# [WHAT IS REQUIRED]
Identify all lines below that hold "this" and collect them.

# [LISTED ENTRIES]
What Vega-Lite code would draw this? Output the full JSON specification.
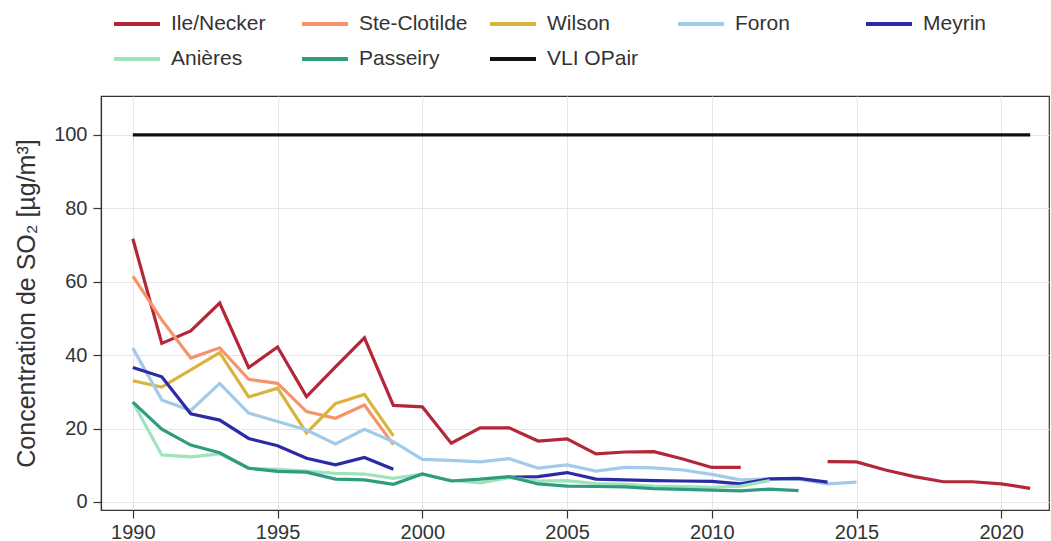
{
  "$schema": "https://vega.github.io/schema/vega-lite/v6.json",
  "width": 948,
  "height": 414,
  "autosize": {"type": "none"},
  "padding": {"left": 101, "top": 96, "right": 2, "bottom": 31},
  "config": {
    "font": "Liberation Sans",
    "view": {"stroke": "#333333", "strokeWidth": 1.2},
    "axis": {
      "domainColor": "#333333",
      "domainWidth": 1.2,
      "tickColor": "#333333",
      "tickSize": 8,
      "tickWidth": 1.2,
      "gridColor": "#e6e6e6",
      "gridWidth": 1,
      "labelColor": "#333333",
      "labelFontSize": 20,
      "titleColor": "#333333",
      "titleFontSize": 25,
      "titleFontWeight": "normal"
    }
  },
  "data": {
    "values": [
      {"station": "Ile/Necker", "year": 1990, "value": 71.7},
      {"station": "Ile/Necker", "year": 1991, "value": 43.2},
      {"station": "Ile/Necker", "year": 1992, "value": 46.6},
      {"station": "Ile/Necker", "year": 1993, "value": 54.2},
      {"station": "Ile/Necker", "year": 1994, "value": 36.6},
      {"station": "Ile/Necker", "year": 1995, "value": 42.2},
      {"station": "Ile/Necker", "year": 1996, "value": 28.7},
      {"station": "Ile/Necker", "year": 1997, "value": 36.8},
      {"station": "Ile/Necker", "year": 1998, "value": 44.7},
      {"station": "Ile/Necker", "year": 1999, "value": 26.3},
      {"station": "Ile/Necker", "year": 2000, "value": 25.9},
      {"station": "Ile/Necker", "year": 2001, "value": 16.0},
      {"station": "Ile/Necker", "year": 2002, "value": 20.2},
      {"station": "Ile/Necker", "year": 2003, "value": 20.2},
      {"station": "Ile/Necker", "year": 2004, "value": 16.6},
      {"station": "Ile/Necker", "year": 2005, "value": 17.2},
      {"station": "Ile/Necker", "year": 2006, "value": 13.1},
      {"station": "Ile/Necker", "year": 2007, "value": 13.6},
      {"station": "Ile/Necker", "year": 2008, "value": 13.7},
      {"station": "Ile/Necker", "year": 2009, "value": 11.7},
      {"station": "Ile/Necker", "year": 2010, "value": 9.4},
      {"station": "Ile/Necker", "year": 2011, "value": 9.4},
      {"station": "Ile/Necker", "year": 2012, "value": null},
      {"station": "Ile/Necker", "year": 2014, "value": 11.0},
      {"station": "Ile/Necker", "year": 2015, "value": 10.9},
      {"station": "Ile/Necker", "year": 2016, "value": 8.7},
      {"station": "Ile/Necker", "year": 2017, "value": 6.9},
      {"station": "Ile/Necker", "year": 2018, "value": 5.5},
      {"station": "Ile/Necker", "year": 2019, "value": 5.5},
      {"station": "Ile/Necker", "year": 2020, "value": 4.9},
      {"station": "Ile/Necker", "year": 2021, "value": 3.7},

      {"station": "Ste-Clotilde", "year": 1990, "value": 61.5},
      {"station": "Ste-Clotilde", "year": 1991, "value": 49.6},
      {"station": "Ste-Clotilde", "year": 1992, "value": 39.2},
      {"station": "Ste-Clotilde", "year": 1993, "value": 42.0},
      {"station": "Ste-Clotilde", "year": 1994, "value": 33.4},
      {"station": "Ste-Clotilde", "year": 1995, "value": 32.3},
      {"station": "Ste-Clotilde", "year": 1996, "value": 24.6},
      {"station": "Ste-Clotilde", "year": 1997, "value": 22.8},
      {"station": "Ste-Clotilde", "year": 1998, "value": 26.4},
      {"station": "Ste-Clotilde", "year": 1999, "value": 15.6},

      {"station": "Wilson", "year": 1990, "value": 33.0},
      {"station": "Wilson", "year": 1991, "value": 31.3},
      {"station": "Wilson", "year": 1992, "value": 36.0},
      {"station": "Wilson", "year": 1993, "value": 40.7},
      {"station": "Wilson", "year": 1994, "value": 28.6},
      {"station": "Wilson", "year": 1995, "value": 31.0},
      {"station": "Wilson", "year": 1996, "value": 18.8},
      {"station": "Wilson", "year": 1997, "value": 26.8},
      {"station": "Wilson", "year": 1998, "value": 29.3},
      {"station": "Wilson", "year": 1999, "value": 18.0},

      {"station": "Foron", "year": 1990, "value": 41.9},
      {"station": "Foron", "year": 1991, "value": 27.8},
      {"station": "Foron", "year": 1992, "value": 24.9},
      {"station": "Foron", "year": 1993, "value": 32.3},
      {"station": "Foron", "year": 1994, "value": 24.2},
      {"station": "Foron", "year": 1995, "value": 21.9},
      {"station": "Foron", "year": 1996, "value": 19.6},
      {"station": "Foron", "year": 1997, "value": 15.8},
      {"station": "Foron", "year": 1998, "value": 19.8},
      {"station": "Foron", "year": 1999, "value": 16.4},
      {"station": "Foron", "year": 2000, "value": 11.6},
      {"station": "Foron", "year": 2001, "value": 11.3},
      {"station": "Foron", "year": 2002, "value": 10.9},
      {"station": "Foron", "year": 2003, "value": 11.8},
      {"station": "Foron", "year": 2004, "value": 9.2},
      {"station": "Foron", "year": 2005, "value": 10.1},
      {"station": "Foron", "year": 2006, "value": 8.4},
      {"station": "Foron", "year": 2007, "value": 9.4},
      {"station": "Foron", "year": 2008, "value": 9.3},
      {"station": "Foron", "year": 2009, "value": 8.7},
      {"station": "Foron", "year": 2010, "value": 7.5},
      {"station": "Foron", "year": 2011, "value": 6.0},
      {"station": "Foron", "year": 2012, "value": 6.3},
      {"station": "Foron", "year": 2013, "value": 6.2},
      {"station": "Foron", "year": 2014, "value": 4.9},
      {"station": "Foron", "year": 2015, "value": 5.4},

      {"station": "Meyrin", "year": 1990, "value": 36.6},
      {"station": "Meyrin", "year": 1991, "value": 34.1},
      {"station": "Meyrin", "year": 1992, "value": 24.0},
      {"station": "Meyrin", "year": 1993, "value": 22.3},
      {"station": "Meyrin", "year": 1994, "value": 17.3},
      {"station": "Meyrin", "year": 1995, "value": 15.3},
      {"station": "Meyrin", "year": 1996, "value": 11.9},
      {"station": "Meyrin", "year": 1997, "value": 10.1},
      {"station": "Meyrin", "year": 1998, "value": 12.1},
      {"station": "Meyrin", "year": 1999, "value": 8.9},
      {"station": "Meyrin", "year": 2000, "value": null},
      {"station": "Meyrin", "year": 2003, "value": 6.7},
      {"station": "Meyrin", "year": 2004, "value": 6.9},
      {"station": "Meyrin", "year": 2005, "value": 8.0},
      {"station": "Meyrin", "year": 2006, "value": 6.2},
      {"station": "Meyrin", "year": 2007, "value": 6.0},
      {"station": "Meyrin", "year": 2008, "value": 5.8},
      {"station": "Meyrin", "year": 2009, "value": 5.7},
      {"station": "Meyrin", "year": 2010, "value": 5.6},
      {"station": "Meyrin", "year": 2011, "value": 4.9},
      {"station": "Meyrin", "year": 2012, "value": 6.3},
      {"station": "Meyrin", "year": 2013, "value": 6.4},
      {"station": "Meyrin", "year": 2014, "value": 5.4},

      {"station": "Anières", "year": 1990, "value": 27.2},
      {"station": "Anières", "year": 1991, "value": 12.8},
      {"station": "Anières", "year": 1992, "value": 12.3},
      {"station": "Anières", "year": 1993, "value": 13.1},
      {"station": "Anières", "year": 1994, "value": 9.1},
      {"station": "Anières", "year": 1995, "value": 8.9},
      {"station": "Anières", "year": 1996, "value": 8.4},
      {"station": "Anières", "year": 1997, "value": 7.8},
      {"station": "Anières", "year": 1998, "value": 7.6},
      {"station": "Anières", "year": 1999, "value": 6.4},
      {"station": "Anières", "year": 2000, "value": 7.6},
      {"station": "Anières", "year": 2001, "value": 5.9},
      {"station": "Anières", "year": 2002, "value": 5.2},
      {"station": "Anières", "year": 2003, "value": 6.6},
      {"station": "Anières", "year": 2004, "value": 5.7},
      {"station": "Anières", "year": 2005, "value": 5.8},
      {"station": "Anières", "year": 2006, "value": 5.0},
      {"station": "Anières", "year": 2007, "value": 4.8},
      {"station": "Anières", "year": 2008, "value": 4.3},
      {"station": "Anières", "year": 2009, "value": 4.2},
      {"station": "Anières", "year": 2010, "value": 4.0},
      {"station": "Anières", "year": 2011, "value": 4.3},
      {"station": "Anières", "year": 2012, "value": 5.8},

      {"station": "Passeiry", "year": 1990, "value": 27.2},
      {"station": "Passeiry", "year": 1991, "value": 19.8},
      {"station": "Passeiry", "year": 1992, "value": 15.5},
      {"station": "Passeiry", "year": 1993, "value": 13.4},
      {"station": "Passeiry", "year": 1994, "value": 9.2},
      {"station": "Passeiry", "year": 1995, "value": 8.3},
      {"station": "Passeiry", "year": 1996, "value": 8.1},
      {"station": "Passeiry", "year": 1997, "value": 6.2},
      {"station": "Passeiry", "year": 1998, "value": 6.0},
      {"station": "Passeiry", "year": 1999, "value": 4.8},
      {"station": "Passeiry", "year": 2000, "value": 7.6},
      {"station": "Passeiry", "year": 2001, "value": 5.7},
      {"station": "Passeiry", "year": 2002, "value": 6.2},
      {"station": "Passeiry", "year": 2003, "value": 6.9},
      {"station": "Passeiry", "year": 2004, "value": 4.9},
      {"station": "Passeiry", "year": 2005, "value": 4.3},
      {"station": "Passeiry", "year": 2006, "value": 4.2},
      {"station": "Passeiry", "year": 2007, "value": 4.1},
      {"station": "Passeiry", "year": 2008, "value": 3.6},
      {"station": "Passeiry", "year": 2009, "value": 3.4},
      {"station": "Passeiry", "year": 2010, "value": 3.2},
      {"station": "Passeiry", "year": 2011, "value": 3.0},
      {"station": "Passeiry", "year": 2012, "value": 3.5},
      {"station": "Passeiry", "year": 2013, "value": 3.1},

      {"station": "VLI OPair", "year": 1990, "value": 100},
      {"station": "VLI OPair", "year": 2021, "value": 100}
    ]
  },
  "mark": {"type": "line", "strokeWidth": 3.2, "invalid": "break-paths-show-domains"},
  "encoding": {
    "x": {
      "field": "year",
      "type": "quantitative",
      "scale": {"domain": [1988.9, 2021.65], "nice": false, "zero": false},
      "axis": {
        "title": null,
        "values": [1990, 1995, 2000, 2005, 2010, 2015, 2020],
        "format": "d",
        "labelPadding": 4,
        "labelFlush": false
      }
    },
    "y": {
      "field": "value",
      "type": "quantitative",
      "scale": {"domain": [-2.2, 110.6], "nice": false, "zero": false},
      "axis": {
        "title": "Concentration de SO₂ [µg/m³]",
        "values": [0, 20, 40, 60, 80, 100],
        "labelPadding": 6,
        "titlePadding": 14,
        "labelFlush": false
      }
    },
    "color": {
      "field": "station",
      "type": "nominal",
      "sort": null,
      "scale": {
        "domain": ["Ile/Necker", "Meyrin", "Ste-Clotilde", "Anières", "Wilson", "Passeiry", "Foron", "VLI OPair"],
        "range": ["#b32738", "#2c2ba3", "#f7936b", "#9fe3bd", "#d9b33c", "#2f9c80", "#a2cbea", "#111111"]
      },
      "legend": {
        "title": null,
        "orient": "none",
        "legendX": 11,
        "legendY": -97,
        "columns": 5,
        "gridAlign": "all",
        "symbolType": "stroke",
        "symbolSize": 2116,
        "symbolStrokeWidth": 4,
        "labelFontSize": 21,
        "labelColor": "#333333",
        "labelOffset": 9,
        "columnPadding": 14,
        "rowPadding": -10,
        "labelLimit": 200
      }
    }
  }
}
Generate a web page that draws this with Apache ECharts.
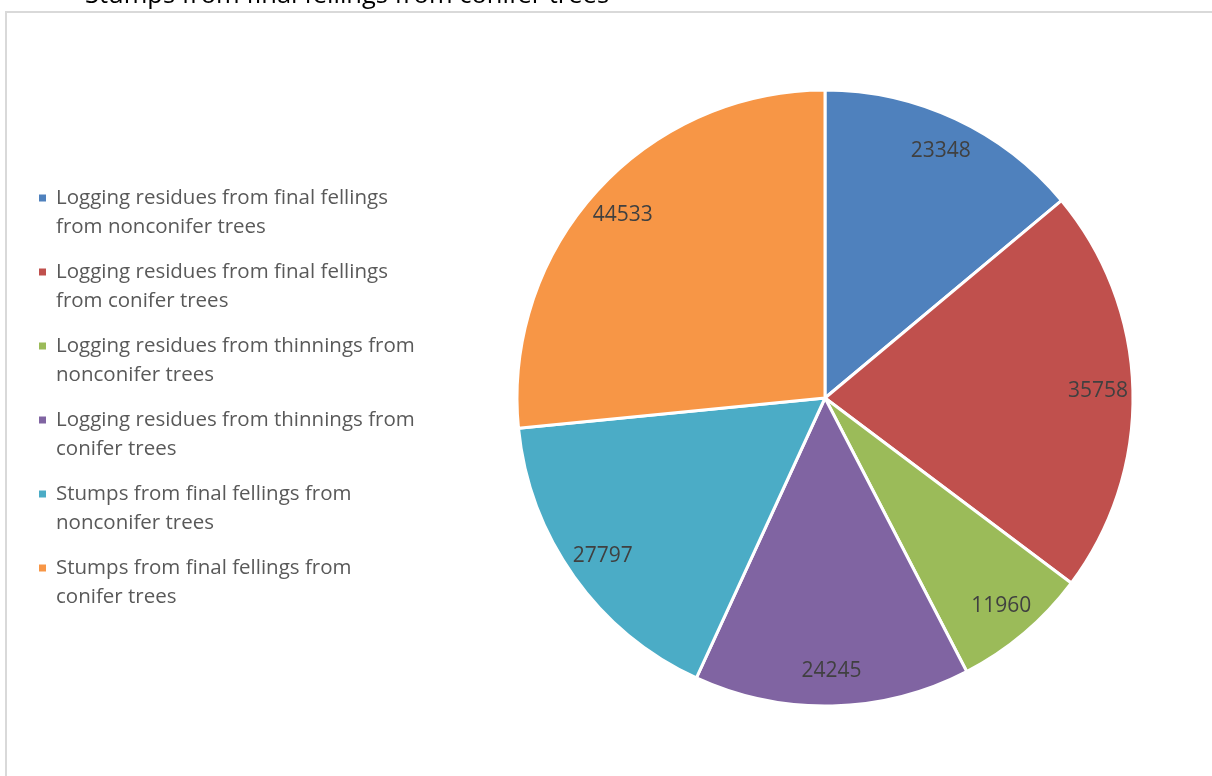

# [RESULT]
What Vega-Lite code would draw this? Output the full JSON specification.
Generate a web page that draws this with Apache ECharts.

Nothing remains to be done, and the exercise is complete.